To balance these two contradictory facts, developers need to devise a content management plan. Such a plan includes the following choice:
Should content be delivered only as it is requested by the user? Or, should the expected behavior of the user be anticipated and additional content be download before the user requests it?
Prefetching is the process of retrieving and caching content before it has been requested by the user, and when used intelligently, it can speed up the user's experience with your mobile app.
This Best Practice Deep Dive looks at how prefetching works, describes some issues involved in content management, and provides recommendations for how to use prefetching in an application.
Background
When a user accesses a mobile application, the application can not only deliver the content they requested, but also "prefetch" content they will most likely want next. If the application, the hardware, and the network are all fast enough, it makes sense to download pages in advance that users are likely to want.
With prefetching, a set of predictions are made on what the user will most likely consume next. After the application is finished loading the content, it begins prefetching specified content in the background and stores it in its cache. By storing the prefetched content in the cache, the application ensures that the content will appear quickly when the user requests it.
The following questions need to be considered when designing a prefetching approach:
- What are the goals for different types of content?
- What will the underlying baseline system be for how prefetching is applied?
- What workload will be used in testing?
- What are the key performance metrics?
The Issue
Downloading files as they are needed can slow down the user experience. If a user scrolls through an application screen and has to wait for content to load, the application appears slow to them. It's better to deliver the content that the user will be likely to request next, by prefetching it.
Prefetching techniques can be very helpful in reducing your user's perceived wait time, but they need to be thought out strategically.
There are potential issues with prefetching:
- Users can be hard to predict.
- Users may download content that they never consume, which creates unnecessary overhead
- Content that is downloaded but not consumed adds needlessly to user's data totals, which can be a problem if they have a data cap.
- Analytics may become less reliable if content that was never seen is registered as being seen.
If you download too much content, you run the risk of utilizing too much memory on the device, draining the battery, using excess network resources, placing unneeded strain on your servers, and stressing your customers monthly data cap for content that they may never see.
For example, you should think twice about downloading the video highlights for the baseball game when users only ask for the score.
Despite the issues involved with prefetching, the biggest question is not whether to use it, but determining what content to prefetch.
Best Practice Recommendation
The Best Practice Recommendation is to use prefetching. In other words, you should select content to download in anticipation of what your user will want to see next.
To use prefetching effectively, you need to evaluate the content your application uses in order to determine meaningful indexes that identify which content is appropriate for prefetching. Statistical understanding of your user's behavior can help suggest the correct approach to take when evaluating your content. Choosing an appropriate metric is the key.
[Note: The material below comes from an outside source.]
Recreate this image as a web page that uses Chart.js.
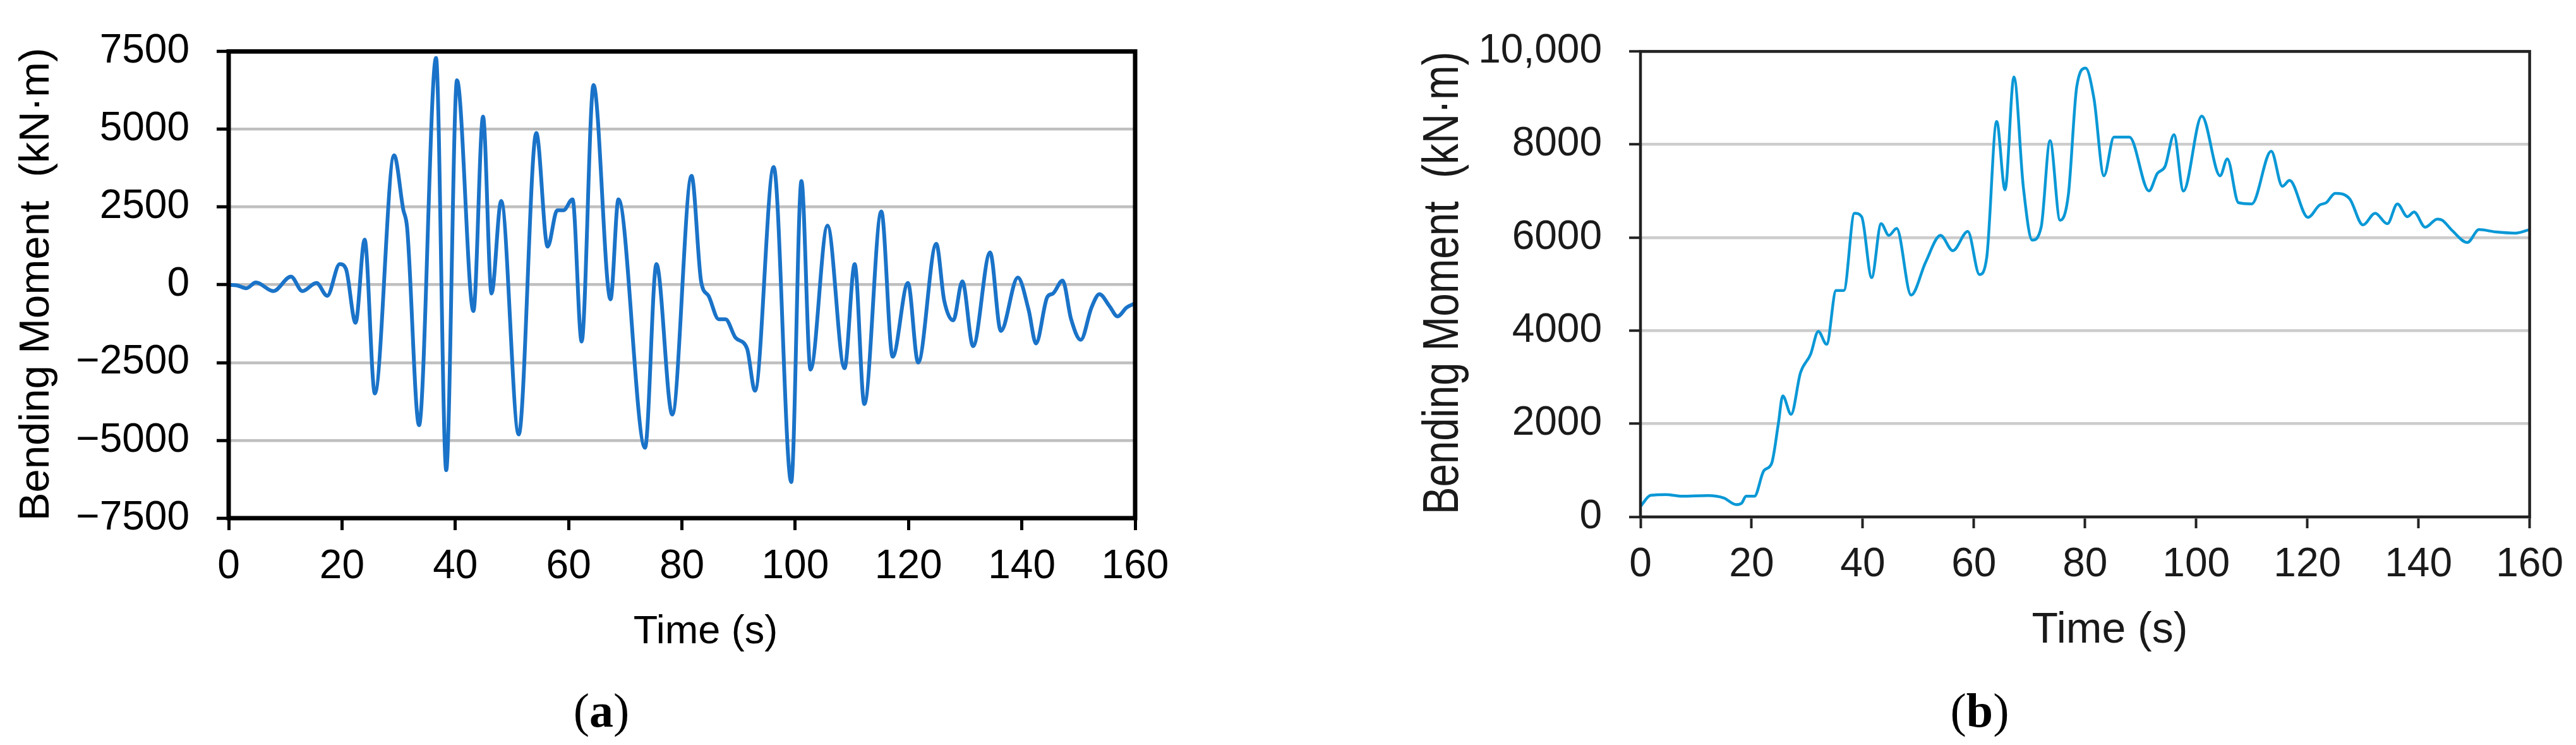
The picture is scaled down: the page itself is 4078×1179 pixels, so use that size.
<!DOCTYPE html>
<html>
<head>
<meta charset="utf-8">
<script src="https://cdn.jsdelivr.net/npm/chart.js@4.4.1/dist/chart.umd.min.js"></script>
<style>
  html, body { margin: 0; padding: 0; background: #fff; overflow: hidden; }
  canvas { position: absolute; top: 0; }
  #chartA { left: 0; }
  #chartB { left: 2040px; }
</style>
</head>
<body>
<canvas id="chartA" width="2040" height="1179"></canvas>
<canvas id="chartB" width="2038" height="1179"></canvas>
<script>
// (a) bending moment time history, peaks and troughs
const timeA = [0, 1.5, 3.1, 4.8, 7.9, 11.0, 13.0, 15.5, 17.4, 19.6, 20.7, 22.4, 24.0, 25.8, 29.2, 30.8, 31.5,
  33.6, 36.6, 38.4, 40.3, 43.2, 44.9, 46.4, 48.1, 51.2, 54.3, 56.3, 58.0, 59.1, 60.7, 62.3, 64.4, 67.4,
  68.8, 73.5, 75.5, 78.3, 81.7, 83.4, 84.7, 86.5, 87.7, 89.5, 91.5, 92.9, 96.2, 99.3, 101.1, 102.7,
  105.7, 108.7, 110.5, 112.2, 115.2, 117.2, 119.9, 121.7, 124.9, 126.3, 127.9, 129.5, 131.4, 134.4,
  136.3, 139.3, 141.2, 142.5, 144.5, 145.5, 147.2, 148.7, 150.4, 152.3, 153.7, 155.5, 156.9, 158.5, 160];
const momentA = [0, -20, -113, 75, -203, 264, -203, 60, -354, 663, 512, -1220, 1453, -3492, 4164, 2432, 1830,
  -4511, 7289, -5959, 6574, -843, 5407, -279, 2696, -4810, 4879, 1227, 2395, 2395, 2748, -1822, 6423, -467,
  2748, -5236, 663, -4171, 3501, 98, -354, -1107, -1107, -1709, -2048, -3405, 3788, -6341, 3336, -2726,
  1905, -2683, 663, -3832, 2357, -2312, 60, -2500, 1318, -505, -1145, 113, -1973, 1039,
  -1483, 233, -806, -1883, -392, -279, 136, -1107, -1770, -730, -301, -693, -1017, -730, -595];

// (b) bending moment time history
const timeB = [0, 1.85, 4.6, 7.5, 12.1, 15.0, 17.2, 18.2, 19.0, 20.5, 22.2, 23.6, 24.8, 25.6, 27.1, 28.8,
  30.6, 32.0, 33.5, 35.2, 36.6, 38.5, 39.8, 41.6, 43.3, 44.7, 46.1, 48.7, 51.3, 54.0, 56.2, 58.9, 61.0,
  62.3, 64.1, 65.6, 67.2, 68.9, 70.5, 72.1, 73.7, 75.5, 77.0, 78.5, 80.1, 81.6, 83.4, 85.2, 88.0, 91.5,
  93.0, 94.4, 96.0, 97.7, 101.0, 104.3, 105.6, 107.6, 110.0, 113.5, 115.5, 116.8, 120.1, 122.2, 123.4,
  125.0, 127.6, 130.0, 132.2, 134.4, 136.2, 138.0, 139.2, 141.2, 143.4, 144.3, 146.1, 148.8, 150.9,
  153.9, 157.4, 160];
const momentB = [227, 464, 480, 443, 459, 407, 264, 296, 443, 443, 992, 1150, 1993, 2599, 2204, 3100,
  3490, 3985, 3708, 4865, 4865, 6524, 6449, 5142, 6298, 6047, 6198, 4765, 5469, 6047, 5720, 6132, 5207,
  5569, 8495, 7027, 9452, 7077, 5946, 6223, 8084, 6373, 6926, 9240, 9642, 8988, 7329, 8159, 8159, 7002,
  7379, 7531, 8209, 7002, 8612, 7329, 7691, 6751, 6725, 7857, 7102, 7228, 6434, 6700, 6751,
  6952, 6837, 6273, 6524, 6298, 6725, 6449, 6549, 6223, 6399, 6373, 6147, 5896, 6172,
  6122, 6097, 6172];

const xTicks = [0, 20, 40, 60, 80, 100, 120, 140, 160];
const xTickLabels = ['0', '20', '40', '60', '80', '100', '120', '140', '160'];
const yTicksA = [-7500, -5000, -2500, 0, 2500, 5000, 7500];
const yTickLabelsA = ['\u22127500', '\u22125000', '\u22122500', '0', '2500', '5000', '7500'];
const yTicksB = [0, 2000, 4000, 6000, 8000, 10000];
const yTickLabelsB = ['0', '2000', '4000', '6000', '8000', '10,000'];

const xTitle = 'Time (s)';
const yTitle = 'Bending Moment  (kN\u00b7m)';

// frame round the plot area plus axis titles and panel tag
const panelText = {
  id: 'panelText',
  afterDraw(chart, args, o) {
    const ctx = chart.ctx;
    const a = chart.chartArea;
    ctx.save();
    ctx.strokeStyle = o.frameColor;
    ctx.lineWidth = o.frameWidth;
    ctx.strokeRect(a.left, a.top, a.right - a.left, a.bottom - a.top);

    ctx.fillStyle = o.color;
    ctx.textAlign = 'center';
    ctx.textBaseline = 'alphabetic';
    ctx.font = o.xFont;
    ctx.fillText(xTitle, o.xPos[0], o.xPos[1]);

    ctx.save();
    ctx.translate(o.yPos[0], o.yPos[1]);
    ctx.rotate(-Math.PI / 2);
    ctx.scale(o.yCondense, 1);   // (b) uses a condensed face
    ctx.font = o.yFont;
    ctx.fillText(yTitle, 0, 0);
    ctx.restore();

    // "(a)" with a bold letter
    const parts = [['(', o.tagFont], [o.tag, 'bold ' + o.tagFont], [')', o.tagFont]];
    let w = 0;
    parts.forEach(p => { ctx.font = p[1]; w += ctx.measureText(p[0]).width; });
    let x = o.tagPos[0] - w / 2;
    ctx.textAlign = 'left';
    ctx.fillStyle = '#000';
    parts.forEach(p => {
      ctx.font = p[1];
      ctx.fillText(p[0], x, o.tagPos[1]);
      x += ctx.measureText(p[0]).width;
    });
    ctx.restore();
  }
};

function makeChart(id, t, m, cfg) {
  const ctx = document.getElementById(id).getContext('2d');
  return new Chart(ctx, {
    type: 'line',
    data: {
      datasets: [{
        data: t.map((x, i) => ({ x: x, y: m[i] })),
        borderColor: cfg.lineColor,
        borderWidth: cfg.lineWidth,
        pointRadius: 0,
        cubicInterpolationMode: 'monotone',
        fill: false
      }]
    },
    options: {
      responsive: false,
      animation: false,
      events: [],
      layout: { padding: cfg.padding },
      plugins: {
        legend: { display: false },
        tooltip: { enabled: false },
        panelText: cfg.text
      },
      scales: {
        x: {
          type: 'linear',
          min: 0,
          max: 160,
          afterFit: s => { s.height = cfg.xHeight; },
          afterBuildTicks: s => { s.ticks = xTicks.map(v => ({ value: v })); },
          border: { display: false },
          grid: {
            drawOnChartArea: false,
            drawTicks: true,
            tickLength: cfg.tickLength,
            tickColor: cfg.tickColor,
            tickWidth: cfg.tickWidth
          },
          ticks: {
            autoSkip: false,
            maxRotation: 0,
            padding: cfg.xPad,
            color: cfg.textColor,
            font: cfg.xTickFont,
            callback: v => xTickLabels[xTicks.indexOf(v)]
          }
        },
        y: {
          min: cfg.yTicks[0],
          max: cfg.yTicks[cfg.yTicks.length - 1],
          afterFit: s => { s.width = cfg.yWidth; },
          afterBuildTicks: s => { s.ticks = cfg.yTicks.map(v => ({ value: v })); },
          border: { display: false },
          grid: {
            color: cfg.gridColor,
            lineWidth: cfg.gridWidth,
            drawTicks: true,
            tickLength: cfg.tickLength,
            tickColor: cfg.tickColor,
            tickWidth: cfg.tickWidth
          },
          ticks: {
            autoSkip: false,
            padding: cfg.yPad,
            color: cfg.textColor,
            font: cfg.yTickFont,
            callback: v => cfg.yLabels[cfg.yTicks.indexOf(v)]
          }
        }
      }
    },
    plugins: [panelText]
  });
}

makeChart('chartA', timeA, momentA, {
  lineColor: '#1a73c8',
  lineWidth: 6,
  padding: { left: 0, top: 57, right: 243, bottom: 0 },
  xHeight: 359,
  yWidth: 362,
  yTicks: yTicksA,
  yLabels: yTickLabelsA,
  gridColor: '#bfbfbf',
  gridWidth: 4.5,
  tickLength: 19,
  tickColor: '#000',
  tickWidth: 5,
  xPad: 20,
  yPad: 43,
  textColor: '#000',
  xTickFont: { family: "'Liberation Sans', Arial, sans-serif", size: 64 },
  yTickFont: { family: "'Liberation Sans', Arial, sans-serif", size: 64 },
  text: {
    frameColor: '#000', frameWidth: 7, color: '#000',
    xFont: "63px 'Liberation Sans', Arial, sans-serif", xPos: [1117, 1018],
    yFont: "67px 'Liberation Sans', Arial, sans-serif", yPos: [77, 450], yCondense: 1,
    tag: 'a', tagFont: "76px 'Liberation Serif', 'Times New Roman', serif", tagPos: [952, 1150]
  }
});

makeChart('chartB', timeB, momentB, {
  lineColor: '#0a98d6',
  lineWidth: 4.5,
  padding: { left: 0, top: 57, right: 66, bottom: 0 },
  xHeight: 361,
  yWidth: 557,
  yTicks: yTicksB,
  yLabels: yTickLabelsB,
  gridColor: '#cccccc',
  gridWidth: 4.5,
  tickLength: 18,
  tickColor: '#222',
  tickWidth: 4,
  xPad: 20,
  yPad: 43,
  textColor: '#1a1a1a',
  xTickFont: { family: "'Liberation Sans', Arial, sans-serif", size: 64 },
  yTickFont: { family: "'Liberation Sans', Arial, sans-serif", size: 64 },
  text: {
    frameColor: '#222', frameWidth: 4.5, color: '#1a1a1a',
    xFont: "68px 'Liberation Sans', Arial, sans-serif", xPos: [1300, 1017],
    yFont: "80px 'Liberation Sans', Arial, sans-serif", yPos: [268, 448], yCondense: 0.82,
    tag: 'b', tagFont: "76px 'Liberation Serif', 'Times New Roman', serif", tagPos: [1094, 1150]
  }
});
</script>
</body>
</html>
For example, if your user is downloading the score of a baseball game, it's safe to assume they may want the full box score and game summary. Prefetching this data reduces the number of connections, and since each connection takes two seconds to set up before the download can even start, your application will appear significantly faster.
Prefetching data can be overdone, and a balanced approach should be taken. For instance, prefetching should be stopped when the user clicks on a link, loads different content, or makes the app do any sort of networking activity.
It all comes down to understanding your content and understanding your users.
Prefetching should be done with content that has been specifically chosen based on the historical behavior of users using your app. This can be gathered through analytics and user testing. Setting up proper prefetching standards means thinking critically about the ways users will engage with your app.
Understand your user's behavior.
Understand your content.
Use common sense and think about the user interaction relative to the content.